The haciendas were historic yet forward-looking. Both Le Cusin, founded in 1602 by Jesuits, and Hacienda Pinsaqui, founded in 1790 and still owned by the original family, felt and looked like the 18th-century white-walled, red-tiled-roof colonial compounds typical of Spanish colonies. Surrounded with flowering vines and far from noise and traffic, they’ll send you back to another century.
But Le Cusin’s present owner is an American who restored the buildings and updated guest rooms and cottages, adding comfort while preserving the colonial feel. The wood-paneled living room and dining hall are reminiscent of a hunting lodge. Guests stay in spacious rooms with fireplaces and can keep busy, riding horses, hiking, sketching, studying Spanish and taking day trips to the market town of Otavalo.
Pinsaqui Hacienda, where we stopped for a bowl of locro (cream of potato soup garnished with cheese and avocado slices), is owned and managed by an eighth-generation family member. Guests enjoy acres of lawns and spectacular views of Imbabura Volcano, and stay in 30 redecorated, family-sized suites.

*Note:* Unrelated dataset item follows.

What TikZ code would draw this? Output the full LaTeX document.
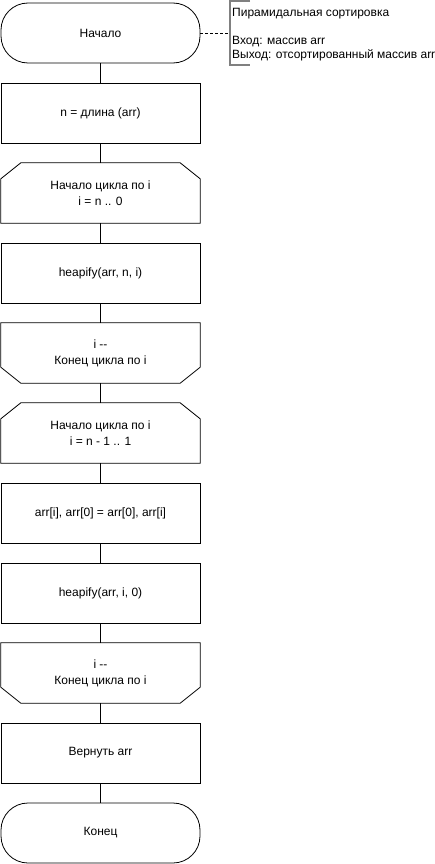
\documentclass[tikz,border=0pt]{standalone}
\usepackage{fontspec}
\setmainfont{Liberation Sans}
\begin{document}
\begin{tikzpicture}[x=1pt,y=-1pt,
  base/.style={minimum width=199pt,minimum height=60pt,inner sep=0pt,align=center,font=\fontsize{12}{16}\selectfont},
  proc/.style={base,draw,line width=0.8pt},
  term/.style={base,draw,line width=0.8pt,rounded corners=27pt},
  loopbox/.style={base},
  link/.style={line width=0.8pt}]
\useasboundingbox (0,0) rectangle (435,864);
\node[term] (start) at (100.5,33) {Начало};
\node[proc] (n) at (100.5,113) {n = длина (arr)};
\node[loopbox] (l1) at (100.5,193) {Начало цикла по i\\i = n .. 0};
\node[proc] (h1) at (100.5,273) {heapify(arr, n, i)};
\node[loopbox] (e1) at (100.5,353) {i {-}{-}\\Конец цикла по i};
\node[loopbox] (l2) at (100.5,433) {Начало цикла по i\\i = n - 1 .. 1};
\node[proc] (sw) at (100.5,513) {arr[i], arr[0] = arr[0], arr[i]};
\node[proc] (h2) at (100.5,593) {heapify(arr, i, 0)};
\node[loopbox] (e2) at (100.5,673) {i {-}{-}\\Конец цикла по i};
\node[proc] (ret) at (100.5,753) {Вернуть arr};
\node[term] (end) at (100.5,833) {Конец};
% loop shapes
\foreach \a in {l1,l2}{
  \draw[link] ([xshift=20pt]\a.north west) -- ([xshift=-20pt]\a.north east) -- ([yshift=-16pt]\a.north east) -- (\a.south east) -- (\a.south west) -- ([yshift=-16pt]\a.north west) -- cycle;
}
\foreach \a in {e1,e2}{
  \draw[link] (\a.north west) -- (\a.north east) -- ([yshift=16pt]\a.south east) -- ([xshift=-20pt]\a.south east) -- ([xshift=20pt]\a.south west) -- ([yshift=16pt]\a.south west) -- cycle;
}
\draw[link] (start) -- (n);
\draw[link] (n) -- (l1);
\draw[link] (l1) -- (h1);
\draw[link] (h1) -- (e1);
\draw[link] (e1) -- (l2);
\draw[link] (l2) -- (sw);
\draw[link] (sw) -- (h2);
\draw[link] (h2) -- (e2);
\draw[link] (e2) -- (ret);
\draw[link] (ret) -- (end);
% comment
\coordinate (ct) at (250,1);
\coordinate (cb) at (250,65);
\coordinate (cm) at (230,33);
\draw[gray,line width=2pt] (ct) -| (230,65) -- (cb);
\draw[line width=0.6pt,dash pattern=on 3pt off 2pt] (start.east) -- (cm);
\node[anchor=north west,inner sep=0pt,align=left,font=\fontsize{12}{14}\selectfont] (cmt) at (232,8)
  {Пирамидальная сортировка\\\mbox{}\\Вход: массив arr\\Выход: отсортированный массив arr};
\end{tikzpicture}
\end{document}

Zuleta Hacienda, originally a Jesuit property, is now owned by the Plaza-Lasso family, progenitor of two presidents of Ecuador, and the 4,000-acre ranch is a working dairy farm. The hacienda, with a nine-room guest wing, is surrounded by trees and vast green fields, and has a stable full of horses. Guests are enthusiastic horseback riders, hikers and nature lovers.
To market, to market
We spent our last day shopping in the craft market in Otavalo, an Andean crossroads town, saving the last 10 minutes for a sprint through the produce market. We ended up spending an hour marveling at the kinds of vegetables that local farmers can grow at high altitude.
My list, hastily jotted down, included kale, bunches of fresh alfalfa, leafy greens, peas, a half-dozen kinds of beans, red and purple berries, citrus fruits, tomatoes, tree tomatoes, tubers, bags of beets, onions, dried spices, 124 varieties of potatoes and 50-pound sacks of quinoa, alfalfa grain and three kinds of corn. And I thought I knew vegetables.